March 26, 2011
PERFECTIONISM LEADS TO PROCRASTINATION
Over the past year or so Lifehacker.com has quickly become one of my favorite sites I try to hit once a day. They have all sorts of helpful little tips about technology and other nerd related activities which I enjoy, but every once in a while they'll post an article about something that inspires daily application; hence the name of the site.
Today I came across an article they posted entitled How Perfectionism Can Lead to Procrastination (and What to Do About It). It's a great little read and you can check it out here.
I could be wrong but I think it can be especially easy for us animators to fall into this trap. Our work is constantly being evaluated, judged, and revised that through the course of a show we experience many highs and lows to meet the needs of our clients and directors. This article helped remind me that trying to make my shots perfect on the first go-round probably isn't the best strategy for success.
When I started working at Blue Sky Studios on Ice Age: Dawn of the Dinosaurs I really struggled at first. The first couple of months, I got my ass kicked. Big time! It was my first "real" industry gig and I was wasting so much time trying to make every single pose and every single action perfect that I began to miss my deadlines. Certainly in a studio like Blue Sky there is a tremendous amount of pressure, but one of the many valuable lessons I learned during that time was this: "Fail fast." In other words, get something (within context) in front of the director as soon as possible. Don't try to be a mind reader. Let the director direct you. Give them something to work with. Otherwise you're probably going to end up wasting a ton of time.

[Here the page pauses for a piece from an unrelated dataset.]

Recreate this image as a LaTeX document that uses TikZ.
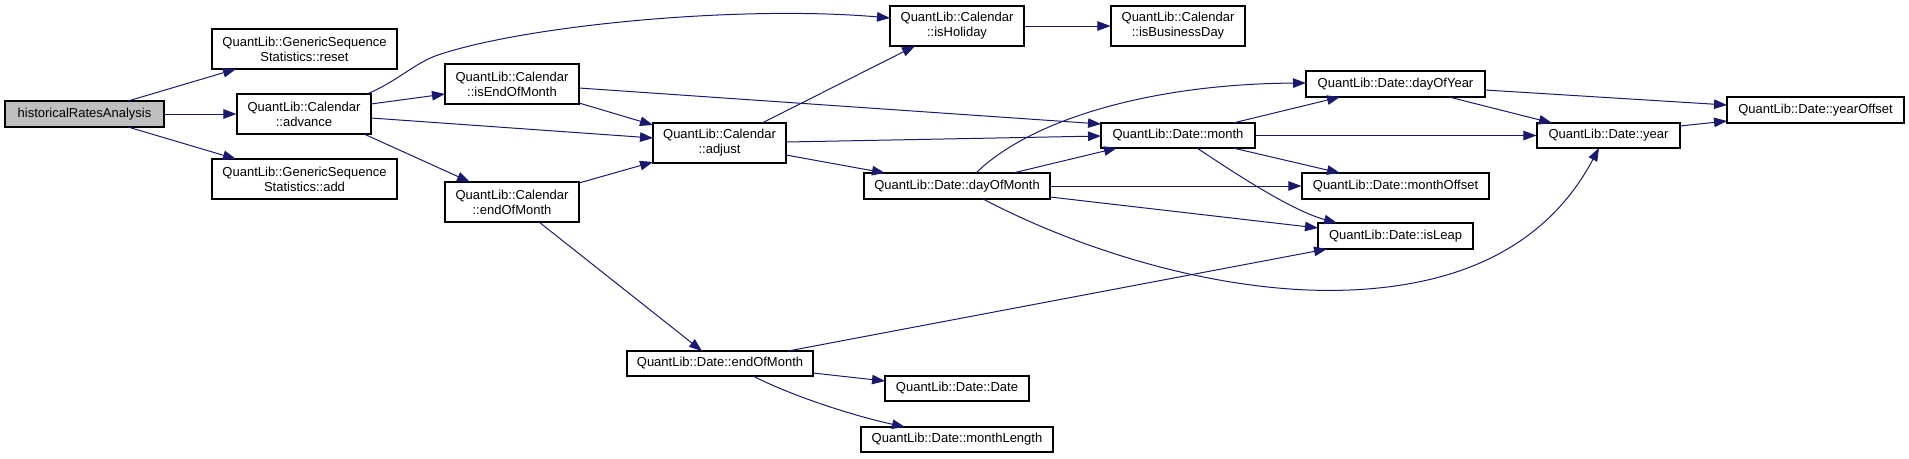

I remember having a conversation on this same subject with a fellow animator and great friend of mine, Sheldon Kruger. We were talking one day about our approach when assigned multiple consecutive shots in a sequence. What Sheldon realized was it's a waste of time to think you can focus on one shot and try to make it look perfect, even in blocking, and expect to have enough time to hit the other shots by the deadline. His solution: Do something on all the shots, even if you know it's not perfect.
This was a hard lesson for me to learn. It seems so counter productive but it works. Hopefully this will help someone out there. If you ever catch yourself thinking this way...STOP IT!